Okay, look. I have a thesis due. My procedural generation algorithm is currently generating nothing but errors and despair. My advisor, Dr. Patel, sent me an email with the subject line "Urgent: Timeline." So naturally, I did the only logical thing.
I started a 34-hour audiobook series from the 90s.
(Don't look at me like that. It's research. Narrative procedural generation is a thing, probably.)
Let's talk about Wizard's First Rule. This is one of those books that was in the back of every nerd's Honda Civic in 1998. It's a chunky boy. 34 hours and 14 minutes. That's, what? Two weeks of commuting? Or three days if you ignore your academic responsibilities like a pro.
Here's the setup: Richard Cypher. Forest guide. Basically a Ranger with high Charisma and a mysterious past. He meets Kahlan Amnell, who is running from assassins. Classic D&D hook. The DM definitely railroaded the party together in the first session. But honestly? It works. The world-building here is dense. We're talking distinct magical boundaries, political intrigue, and a magic system that actually has rules. (I love rules. Rules make the code work.)
The "Wizard's Rules" themselves are actually fascinating bits of philosophy. The First Rule—people are stupid and will believe a lie because they want it to be true or fear it to be true—is... well, look around at Twitter. It holds up.
But we need to talk about the audio. The narrator is Sam Tsoutsouvas.
I have mixed feelings here. And by mixed, I mean I'm torn between "This is epic" and "Wait, who is talking?"
For contrast, Memory of Light has multiple narrators who handle character voices completely differently—it's a whole other approach to epic fantasy audio.
First, the good: Sam has a voice like a tectonic plate shifting. It is deep. It carries weight. It drips with gravitas. When he's describing the landscape or delivering the narrator exposition, it is chef's kiss. It feels like an ancient bard reading to you by a fire while the world ends outside. It fits the "Epic Fantasy" tag perfectly.
However.
(And this is a big however for me, considering I worship at the altar of Steven Pacey.)
Sam's narration style carries through the entire Sword of Truth series, including Confessor, so you'll know pretty quickly if his approach works for you.
Sam doesn't really do voices. Not in the way we're used to now. Richard sounds like the narrator. Zedd sounds like the narrator but maybe slightly more excited. Kahlan sounds like... the narrator. It can get a little muddy during dialogue-heavy scenes. You have to pay attention to the "he said/she said" tags, or you'll lose track of who is monologuing.

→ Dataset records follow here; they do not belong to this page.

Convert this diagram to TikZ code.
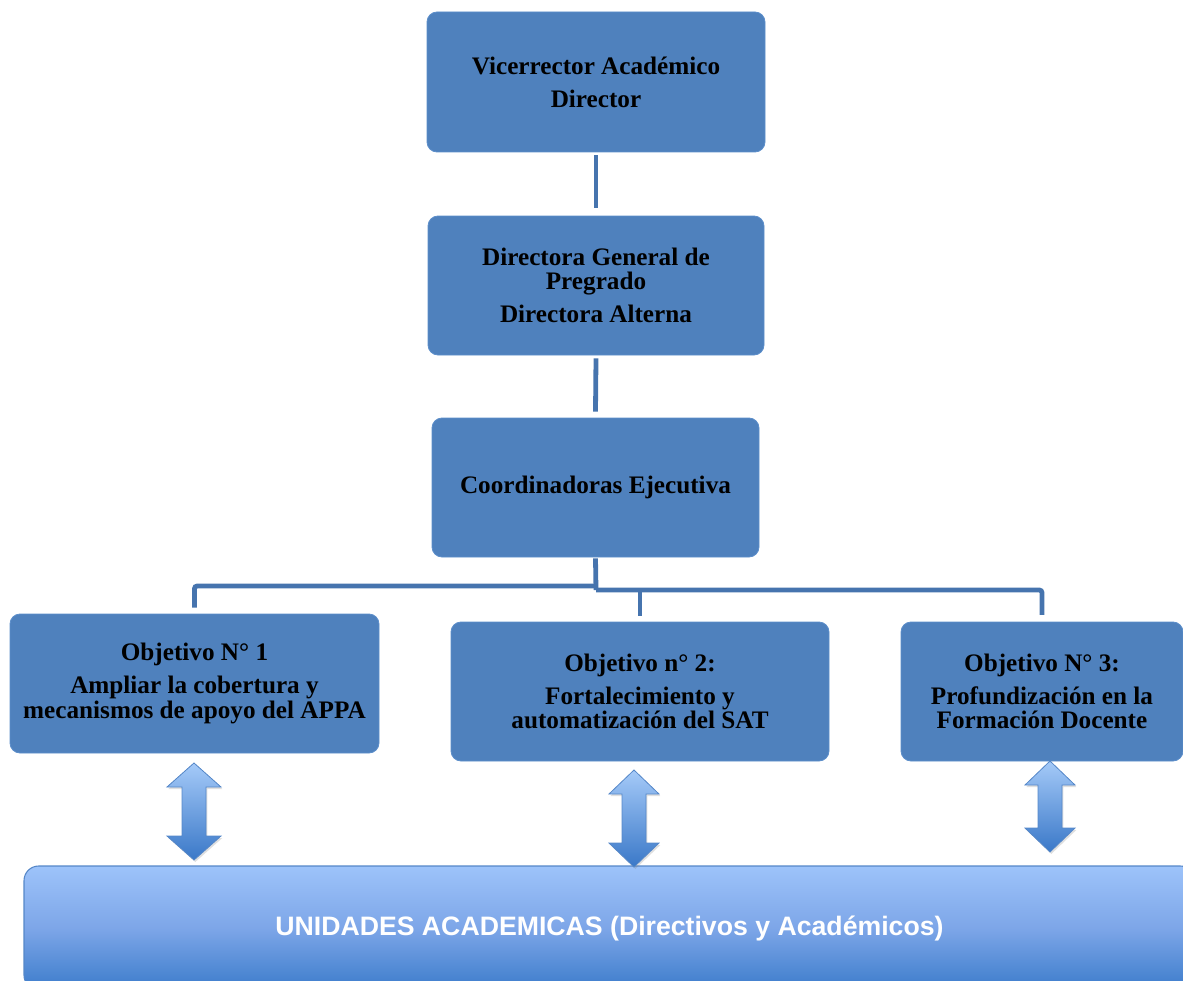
\documentclass[tikz,border=0pt]{standalone}
\usepackage{fontspec}
\setmainfont{Liberation Serif}
\newfontfamily\arialfont{Liberation Sans}
\usetikzlibrary{shadows}
\definecolor{boxblue}{RGB}{79,129,189}
\definecolor{boxedge}{RGB}{92,142,202}
\definecolor{connblue}{RGB}{70,116,174}
\definecolor{gradtop}{RGB}{157,195,250}
\definecolor{gradmid}{RGB}{125,166,232}
\definecolor{gradbot}{RGB}{60,124,203}
\definecolor{arrtop}{RGB}{165,202,248}
\definecolor{arrbot}{RGB}{58,120,200}
\definecolor{arredge}{RGB}{85,135,200}
\newcommand\dblarr[4]{%
 \path[dblarrow] (#1,#2) -- ({#1+#4},{#2+24}) -- ({#1+12},{#2+24}) -- ({#1+12},{#3-24}) -- ({#1+#4},{#3-24}) -- (#1,#3) -- ({#1-#4},{#3-24}) -- ({#1-12},{#3-24}) -- ({#1-12},{#2+24}) -- ({#1-#4},{#2+24}) -- cycle;}
\begin{document}
\begin{tikzpicture}[x=0.75pt,y=-0.75pt,
 orgbox/.style={rectangle, rounded corners=7.5pt, fill=boxblue, draw=boxedge, line width=0.6pt, align=center, font=\fontsize{18.9}{18.4}\selectfont\bfseries, inner sep=0pt},
 conn/.style={connblue, line width=3.6pt},
 dblarrow/.style={top color=arrtop, bottom color=arrbot, draw=arredge, line width=0.6pt, drop shadow={opacity=0.25, shadow xshift=1pt, shadow yshift=-1.5pt}}
]
\useasboundingbox (0,0) rectangle (1183,981);
\clip (0,0) rectangle (1183,981);
\node[orgbox, minimum width=253.5pt, minimum height=105pt] (vr) at (596,82) {Vicerrector Académico\\[6.4pt]Director};
\node[orgbox, minimum width=252pt, minimum height=104.25pt] (dg) at (596,285.5) {Directora General de\\Pregrado\\[6.4pt]Directora Alterna};
\node[orgbox, minimum width=245.25pt, minimum height=104.25pt] (ce) at (595.5,487.5) {Coordinadoras Ejecutiva};
\node[orgbox, minimum width=276.75pt, minimum height=104.25pt] (o1) at (194.5,683.5) {Objetivo N° 1\\[6.4pt]Ampliar la cobertura y\\mecanismos de apoyo del APPA};
\node[orgbox, minimum width=283.5pt, minimum height=104.25pt] (o2) at (640,691.5) {Objetivo n° 2:\\[6.4pt]Fortalecimiento y\\automatización del SAT};
\node[orgbox, minimum width=211.5pt, minimum height=104.25pt] (o3) at (1042,691.5) {Objetivo N° 3:\\[6.4pt]Profundización en la\\Formación Docente};
\node[rectangle, rounded corners=11pt, top color=gradtop, bottom color=gradbot, middle color=gradmid, draw=arredge, line width=0.8pt, minimum width=878.25pt, minimum height=93pt, drop shadow={opacity=0.25, shadow xshift=1pt, shadow yshift=-1.5pt}, text=white, font=\arialfont\fontsize{20}{24}\selectfont\bfseries] (ua) at (609.5,928) {UNIDADES ACADEMICAS (Directivos y Académicos)};
\draw[conn] ([yshift=-2.25pt]vr.south) -- ([yshift=6pt]dg.north);
\draw[conn] ([yshift=-2.25pt]dg.south) -- ([yshift=4.5pt]ce.north);
\coordinate (jl) at (596,586);
\coordinate (jr) at (596,590);
\coordinate (jm) at (640,590);
\draw[conn] ([yshift=-0.75pt]ce.south) -- (jr);
\draw[conn, rounded corners=2pt] (jl) -| ([yshift=4.5pt]o1.north);
\draw[conn, rounded corners=2pt] (jr) -| ([yshift=5pt]o3.north);
\draw[conn] (jm) -- ([yshift=4.5pt]o2.north);
\dblarr{194}{763}{860}{27}
\dblarr{634}{770}{867}{25}
\dblarr{1050}{761}{852}{25}
\end{tikzpicture}
\end{document}
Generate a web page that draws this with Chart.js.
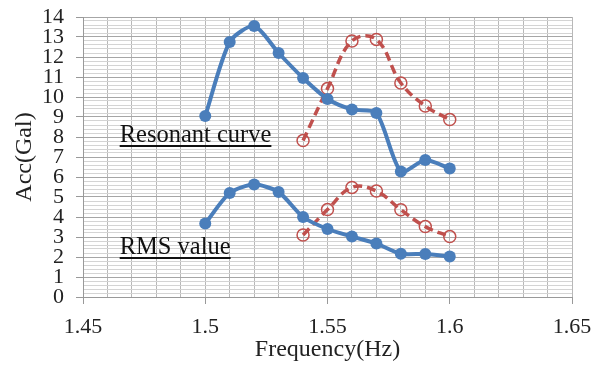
<!DOCTYPE html>
<html>
<head>
<meta charset="utf-8">
<script src="https://cdn.jsdelivr.net/npm/chart.js@4"></script>
<style>
  body { margin: 0; background: #fff; }
  canvas { display: block; }
</style>
</head>
<body>
<canvas id="myChart" width="601" height="367"></canvas>
<script>
// frequencies (Hz)
const freqBlue = [1.50, 1.51, 1.52, 1.53, 1.54, 1.55, 1.56, 1.57, 1.58, 1.59, 1.60];
const freqRed = [1.54, 1.55, 1.56, 1.57, 1.58, 1.59, 1.60];

// resonant curve
const resonantBlue = [9.05, 12.75, 13.55, 12.2, 10.95, 9.9, 9.38, 9.2, 6.28, 6.85, 6.42];
const resonantRed = [7.82, 10.42, 12.8, 12.88, 10.7, 9.55, 8.87];

// RMS value
const rmsBlue = [3.67, 5.2, 5.62, 5.25, 4.0, 3.4, 3.02, 2.67, 2.16, 2.15, 2.02];
const rmsRed = [3.1, 4.37, 5.48, 5.3, 4.36, 3.52, 3.02];

const xTicks = [1.45, 1.5, 1.55, 1.6, 1.65];
const notes = [
  { text: "Resonant curve", x: 1.465, y: 7.75 },
  { text: "RMS value", x: 1.465, y: 2.15 },
];

const blue = "#4a7ebb";
const red = "#c0504d";
const font = "Liberation Serif";

function pts(xs, ys) {
  return xs.map((x, i) => ({ x: x, y: ys[i] }));
}

function blueSet(xs, ys) {
  return {
    data: pts(xs, ys),
    borderColor: blue,
    backgroundColor: blue,
    borderWidth: 4,
    pointRadius: 6,
    pointBorderWidth: 0,
    tension: 0.25,
  };
}

function redSet(xs, ys) {
  return {
    data: pts(xs, ys),
    borderColor: red,
    backgroundColor: "rgba(0,0,0,0)",
    borderWidth: 3.5,
    borderDash: [9, 5],
    pointRadius: 6,
    pointBorderWidth: 1.5,
    pointBorderColor: red,
    tension: 0.4,
  };
}

function isInt(v) {
  return Math.abs(v - Math.round(v)) < 1e-6;
}
function isMajorX(v) {
  return xTicks.some((t) => Math.abs(t - v) < 1e-6);
}

// draws the underlined notes on the plot
const notesPlugin = {
  id: "notes",
  afterDraw(chart) {
    const ctx = chart.ctx;
    const xs = chart.scales.x;
    const ys = chart.scales.y;
    ctx.save();
    ctx.font = "24.5px '" + font + "'";
    ctx.fillStyle = "#111";
    ctx.strokeStyle = "#111";
    ctx.lineWidth = 1.8;
    ctx.textBaseline = "alphabetic";
    for (const n of notes) {
      const px = xs.getPixelForValue(n.x);
      const py = ys.getPixelForValue(n.y);
      ctx.fillText(n.text, px, py);
      const w = ctx.measureText(n.text).width;
      ctx.beginPath();
      ctx.moveTo(px, py + 4);
      ctx.lineTo(px + w, py + 4);
      ctx.stroke();
    }
    ctx.restore();
  },
};

const ctx = document.getElementById("myChart").getContext("2d");
new Chart(ctx, {
  type: "line",
  data: {
    datasets: [
      blueSet(freqBlue, resonantBlue),
      redSet(freqRed, resonantRed),
      blueSet(freqBlue, rmsBlue),
      redSet(freqRed, rmsRed),
    ],
  },
  options: {
    responsive: false,
    animation: false,
    layout: { padding: { top: 17, right: 29, left: 0, bottom: 0 } },
    plugins: { legend: { display: false }, tooltip: { enabled: false } },
    scales: {
      x: {
        type: "linear",
        min: 1.45,
        max: 1.65,
        afterBuildTicks(scale) {
          const t = [];
          for (let i = 0; i <= 20; i++) t.push({ value: Math.round((1.45 + i * 0.01) * 100) / 100 });
          scale.ticks = t;
        },
        afterFit(scale) {
          scale.height = 70;
          scale.paddingRight = 0;
        },
        border: { color: "#999", width: 1 },
        grid: {
          color: "#b8b8b8",
          lineWidth: 1,
          tickLength: 7,
          tickColor: (c) => (c.tick && isMajorX(c.tick.value) ? "#999" : "rgba(0,0,0,0)"),
        },
        ticks: {
          autoSkip: false,
          maxRotation: 0,
          padding: 10,
          color: "#222",
          font: { family: font, size: 22 },
          callback: (v) => (isMajorX(v) ? String(Math.round(v * 100) / 100) : ""),
        },
        title: {
          display: true,
          text: "Frequency(Hz)",
          color: "#222",
          font: { family: font, size: 24 },
          padding: { top: 0, bottom: 3 },
        },
      },
      y: {
        min: 0,
        max: 14,
        afterBuildTicks(scale) {
          const t = [];
          for (let i = 0; i <= 70; i++) t.push({ value: Math.round(i * 2) / 10 });
          scale.ticks = t;
        },
        afterFit(scale) {
          scale.width = 83;
          scale.paddingTop = 0;
          scale.paddingBottom = 0;
        },
        border: { color: "#999", width: 1 },
        grid: {
          color: (c) => (c.tick && isInt(c.tick.value) ? "#a6a6a6" : "#d4d4d4"),
          lineWidth: 1,
          tickLength: 7,
          tickColor: (c) => (c.tick && isInt(c.tick.value) ? "#999" : "rgba(0,0,0,0)"),
        },
        ticks: {
          autoSkip: false,
          padding: 12,
          color: "#222",
          font: { family: font, size: 22 },
          callback: (v) => (isInt(v) ? String(Math.round(v)) : ""),
        },
        title: {
          display: true,
          text: "Acc(Gal)",
          color: "#222",
          font: { family: font, size: 24 },
          padding: { top: 10, bottom: 0 },
        },
      },
    },
  },
  plugins: [notesPlugin],
});
</script>
</body>
</html>
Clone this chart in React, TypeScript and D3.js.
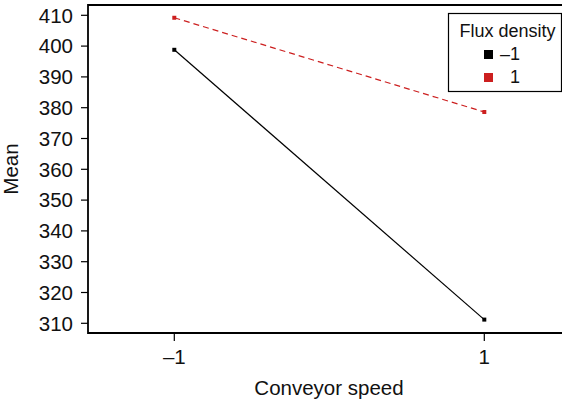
import React from "react";
import * as d3 from "d3";

const speeds = [-1, 1];
const fluxLevels = ["–1", "1"];
const meanLow = [398.8, 311.2];
const meanHigh = [409.2, 378.6];
const yTicks = [310, 320, 330, 340, 350, 360, 370, 380, 390, 400, 410];
const colors = ["#000000", "#cc1f1f"];

const App = () => {
  const width = 562;
  const height = 403;
  const plot = { left: 88, top: 5, right: 572, bottom: 333 };
  const font = "'Liberation Sans', Arial, sans-serif";

  const x = d3.scaleLinear().domain([-1, 1]).range([174.3, 484.3]);
  const y = d3.scaleLinear().domain([310, 410]).range([323.3, 15.3]);

  const line = d3
    .line<number>()
    .x((_, i) => x(speeds[i]))
    .y((d) => y(d));

  const series = [meanLow, meanHigh];

  return (
    <svg
      width={width}
      height={height}
      style={{ position: "absolute", left: 0, top: 0, background: "#fff" }}
      fontFamily={font}
    >
      {/* frame: top, left, bottom */}
      <path
        d={`M${plot.right},${plot.top}H${plot.left}V${plot.bottom}H${plot.right}`}
        fill="none"
        stroke="#000"
        strokeWidth={1.8}
      />

      {yTicks.map((t) => (
        <g key={t}>
          <line x1={81} x2={plot.left} y1={y(t)} y2={y(t)} stroke="#000" strokeWidth={1.2} />
          <text x={73} y={y(t)} dy="0.36em" textAnchor="end" fontSize={20.5} fill="#111">
            {t}
          </text>
        </g>
      ))}
      <text
        transform={`translate(18,${(plot.top + plot.bottom) / 2}) rotate(-90)`}
        textAnchor="middle"
        fontSize={20.5}
        fill="#111"
      >
        Mean
      </text>

      {speeds.map((s) => (
        <g key={s}>
          <line x1={x(s)} x2={x(s)} y1={plot.bottom} y2={341} stroke="#000" strokeWidth={1.2} />
          <text x={x(s)} y={364} textAnchor="middle" fontSize={20.5} fill="#111">
            {s < 0 ? "–1" : "1"}
          </text>
        </g>
      ))}
      <text x={329} y={395} textAnchor="middle" fontSize={20.5} fill="#111">
        Conveyor speed
      </text>

      {series.map((vals, si) => (
        <g key={si}>
          <path
            d={line(vals) || ""}
            fill="none"
            stroke={colors[si]}
            strokeWidth={1.2}
            strokeDasharray={si === 1 ? "6,4" : undefined}
          />
          {vals.map((v, i) => (
            <rect
              key={i}
              x={x(speeds[i]) - 2}
              y={y(v) - 2}
              width={4}
              height={4}
              fill={colors[si]}
            />
          ))}
        </g>
      ))}

      {/* legend */}
      <rect x={448.5} y={13.5} width={113} height={78} fill="#fff" stroke="#000" strokeWidth={1.2} />
      <text x={507.5} y={37} textAnchor="middle" fontSize={18} fill="#111">
        Flux density
      </text>
      {fluxLevels.map((lab, i) => (
        <g key={lab}>
          <rect x={484} y={50 + i * 23} width={9} height={9} fill={colors[i]} />
          <text x={520} y={60 + i * 23} textAnchor="end" fontSize={18} fill="#111">
            {lab}
          </text>
        </g>
      ))}
    </svg>
  );
};

export default App;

Also, a warning for the uninitiated: Goodkind gets... weird. There's a specific flavor of "sado-eroticism" involving the Mord-Sith (leather-clad torturers) that definitely woke some things up in teenage readers back in the day, but listening to it as an adult? It's intense. Just be ready for that. It's not your standard Tolkien fluff.
Is it perfect? No. The pacing drags in the middle—classic "travelogue fantasy" syndrome where they just walk for six hours. And Richard is a bit of a Mary Sue (he's good at everything, immediately). But frankly, sometimes you just want to listen to a guy with a magic sword solve problems while a guy with a god-tier bass voice reads it to you.
I listened to this while debugging code at 2 AM. Did I fix the code? No. Did I enjoy the 34-hour distraction? Absolutely.
Who Should Listen (And Who Should Skip): If you like your fantasy old-school, slightly edgy, and long enough to drown out the sound of your looming deadlines, give it a shot. Skip if you need distinct character voices or can't handle some dark, uncomfortable torture sequences.